◆ **Supplied data**:
....................
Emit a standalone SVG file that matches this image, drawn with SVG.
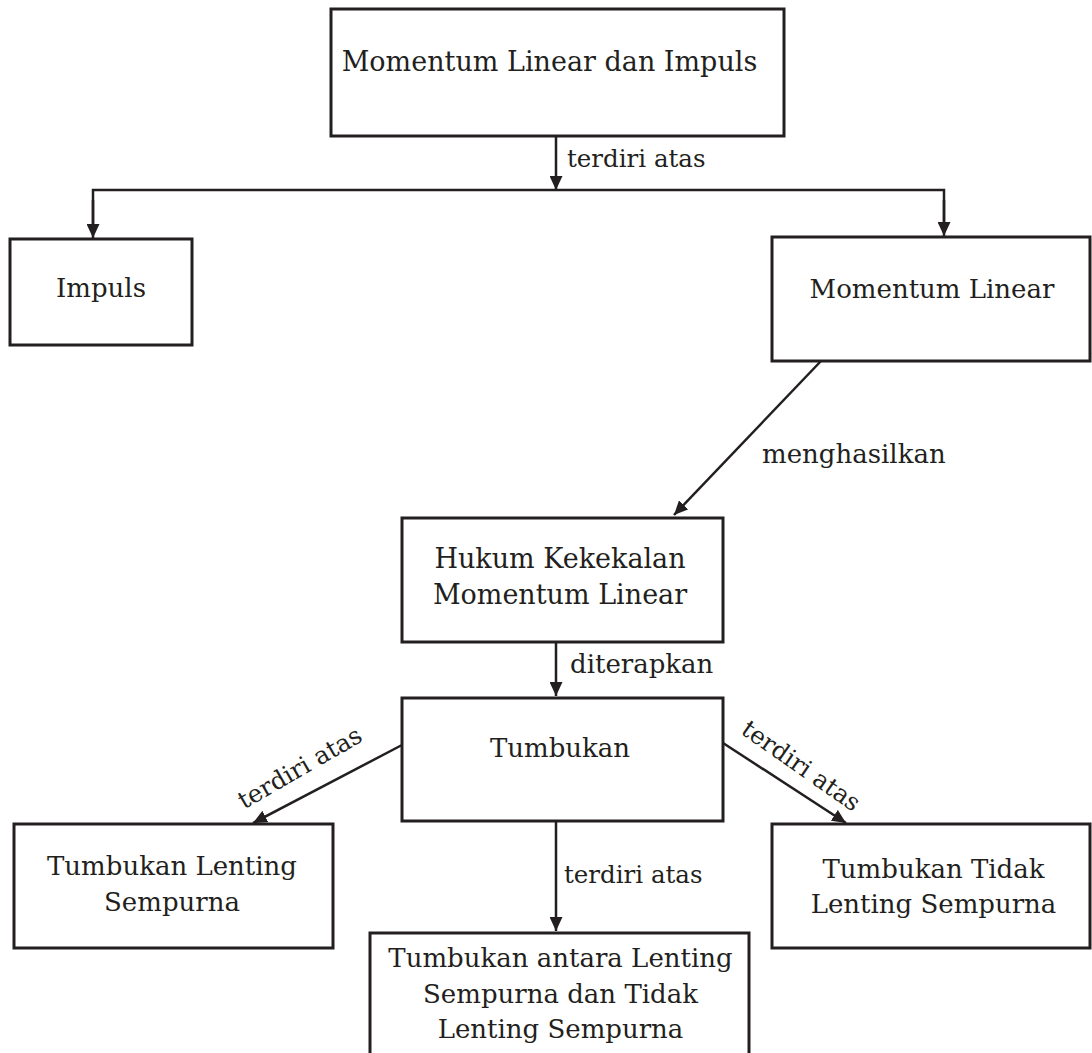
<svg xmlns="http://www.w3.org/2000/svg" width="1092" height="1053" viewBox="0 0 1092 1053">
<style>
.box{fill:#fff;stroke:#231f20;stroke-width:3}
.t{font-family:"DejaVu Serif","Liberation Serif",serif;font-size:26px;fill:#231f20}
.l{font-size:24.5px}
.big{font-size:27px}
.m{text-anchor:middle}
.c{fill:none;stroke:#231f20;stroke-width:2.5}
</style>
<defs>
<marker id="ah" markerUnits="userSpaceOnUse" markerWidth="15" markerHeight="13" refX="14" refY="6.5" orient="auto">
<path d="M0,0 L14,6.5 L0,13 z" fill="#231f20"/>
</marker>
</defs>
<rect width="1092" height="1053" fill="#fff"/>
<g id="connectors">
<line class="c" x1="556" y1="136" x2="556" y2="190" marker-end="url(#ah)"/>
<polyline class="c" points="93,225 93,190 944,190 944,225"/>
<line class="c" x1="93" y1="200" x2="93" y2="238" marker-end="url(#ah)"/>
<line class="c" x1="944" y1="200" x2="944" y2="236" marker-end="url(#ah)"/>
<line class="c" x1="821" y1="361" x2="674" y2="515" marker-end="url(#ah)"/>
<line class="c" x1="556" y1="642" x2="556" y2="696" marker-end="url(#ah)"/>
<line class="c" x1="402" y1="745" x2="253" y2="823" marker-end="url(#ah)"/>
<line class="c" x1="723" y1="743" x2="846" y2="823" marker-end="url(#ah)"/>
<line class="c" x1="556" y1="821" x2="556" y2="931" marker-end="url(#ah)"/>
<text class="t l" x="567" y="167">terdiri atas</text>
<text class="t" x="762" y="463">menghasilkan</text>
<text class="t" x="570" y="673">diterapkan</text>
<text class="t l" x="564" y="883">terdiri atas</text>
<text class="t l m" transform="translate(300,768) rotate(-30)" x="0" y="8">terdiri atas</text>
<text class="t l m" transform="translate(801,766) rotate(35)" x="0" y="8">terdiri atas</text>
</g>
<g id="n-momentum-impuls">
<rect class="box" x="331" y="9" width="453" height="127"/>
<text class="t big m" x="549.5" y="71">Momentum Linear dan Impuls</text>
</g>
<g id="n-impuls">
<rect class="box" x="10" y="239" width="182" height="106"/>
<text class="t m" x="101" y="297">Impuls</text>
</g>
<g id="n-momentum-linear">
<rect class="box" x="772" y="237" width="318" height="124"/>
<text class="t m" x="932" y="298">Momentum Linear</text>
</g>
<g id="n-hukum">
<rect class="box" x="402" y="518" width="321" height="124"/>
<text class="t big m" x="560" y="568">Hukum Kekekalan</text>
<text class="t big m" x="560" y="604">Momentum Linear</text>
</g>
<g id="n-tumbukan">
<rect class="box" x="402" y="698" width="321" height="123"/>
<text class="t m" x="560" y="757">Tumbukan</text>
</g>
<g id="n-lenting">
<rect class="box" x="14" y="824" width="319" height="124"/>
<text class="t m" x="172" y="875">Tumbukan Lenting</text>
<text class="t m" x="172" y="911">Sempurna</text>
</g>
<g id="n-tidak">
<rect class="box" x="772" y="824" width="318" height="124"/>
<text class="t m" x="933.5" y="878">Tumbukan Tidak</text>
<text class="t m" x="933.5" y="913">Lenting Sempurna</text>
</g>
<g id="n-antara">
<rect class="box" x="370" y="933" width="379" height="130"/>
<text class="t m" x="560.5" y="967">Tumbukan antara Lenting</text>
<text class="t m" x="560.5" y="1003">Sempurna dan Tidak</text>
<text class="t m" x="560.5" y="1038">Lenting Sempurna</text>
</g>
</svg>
....................
◆ **Exercise requirements**:
Return the material word for word. Pictures are not part of the copy.

◆ **Solution for this exercise**:
Emit a standalone SVG file that matches this image, drawn with SVG.
<svg xmlns="http://www.w3.org/2000/svg" width="1092" height="1053" viewBox="0 0 1092 1053">
<style>
.box{fill:#fff;stroke:#231f20;stroke-width:3}
.t{font-family:"DejaVu Serif","Liberation Serif",serif;font-size:26px;fill:#231f20}
.l{font-size:24.5px}
.big{font-size:27px}
.m{text-anchor:middle}
.c{fill:none;stroke:#231f20;stroke-width:2.5}
</style>
<defs>
<marker id="ah" markerUnits="userSpaceOnUse" markerWidth="15" markerHeight="13" refX="14" refY="6.5" orient="auto">
<path d="M0,0 L14,6.5 L0,13 z" fill="#231f20"/>
</marker>
</defs>
<rect width="1092" height="1053" fill="#fff"/>
<g id="connectors">
<line class="c" x1="556" y1="136" x2="556" y2="190" marker-end="url(#ah)"/>
<polyline class="c" points="93,225 93,190 944,190 944,225"/>
<line class="c" x1="93" y1="200" x2="93" y2="238" marker-end="url(#ah)"/>
<line class="c" x1="944" y1="200" x2="944" y2="236" marker-end="url(#ah)"/>
<line class="c" x1="821" y1="361" x2="674" y2="515" marker-end="url(#ah)"/>
<line class="c" x1="556" y1="642" x2="556" y2="696" marker-end="url(#ah)"/>
<line class="c" x1="402" y1="745" x2="253" y2="823" marker-end="url(#ah)"/>
<line class="c" x1="723" y1="743" x2="846" y2="823" marker-end="url(#ah)"/>
<line class="c" x1="556" y1="821" x2="556" y2="931" marker-end="url(#ah)"/>
<text class="t l" x="567" y="167">terdiri atas</text>
<text class="t" x="762" y="463">menghasilkan</text>
<text class="t" x="570" y="673">diterapkan</text>
<text class="t l" x="564" y="883">terdiri atas</text>
<text class="t l m" transform="translate(300,768) rotate(-30)" x="0" y="8">terdiri atas</text>
<text class="t l m" transform="translate(801,766) rotate(35)" x="0" y="8">terdiri atas</text>
</g>
<g id="n-momentum-impuls">
<rect class="box" x="331" y="9" width="453" height="127"/>
<text class="t big m" x="549.5" y="71">Momentum Linear dan Impuls</text>
</g>
<g id="n-impuls">
<rect class="box" x="10" y="239" width="182" height="106"/>
<text class="t m" x="101" y="297">Impuls</text>
</g>
<g id="n-momentum-linear">
<rect class="box" x="772" y="237" width="318" height="124"/>
<text class="t m" x="932" y="298">Momentum Linear</text>
</g>
<g id="n-hukum">
<rect class="box" x="402" y="518" width="321" height="124"/>
<text class="t big m" x="560" y="568">Hukum Kekekalan</text>
<text class="t big m" x="560" y="604">Momentum Linear</text>
</g>
<g id="n-tumbukan">
<rect class="box" x="402" y="698" width="321" height="123"/>
<text class="t m" x="560" y="757">Tumbukan</text>
</g>
<g id="n-lenting">
<rect class="box" x="14" y="824" width="319" height="124"/>
<text class="t m" x="172" y="875">Tumbukan Lenting</text>
<text class="t m" x="172" y="911">Sempurna</text>
</g>
<g id="n-tidak">
<rect class="box" x="772" y="824" width="318" height="124"/>
<text class="t m" x="933.5" y="878">Tumbukan Tidak</text>
<text class="t m" x="933.5" y="913">Lenting Sempurna</text>
</g>
<g id="n-antara">
<rect class="box" x="370" y="933" width="379" height="130"/>
<text class="t m" x="560.5" y="967">Tumbukan antara Lenting</text>
<text class="t m" x="560.5" y="1003">Sempurna dan Tidak</text>
<text class="t m" x="560.5" y="1038">Lenting Sempurna</text>
</g>
</svg>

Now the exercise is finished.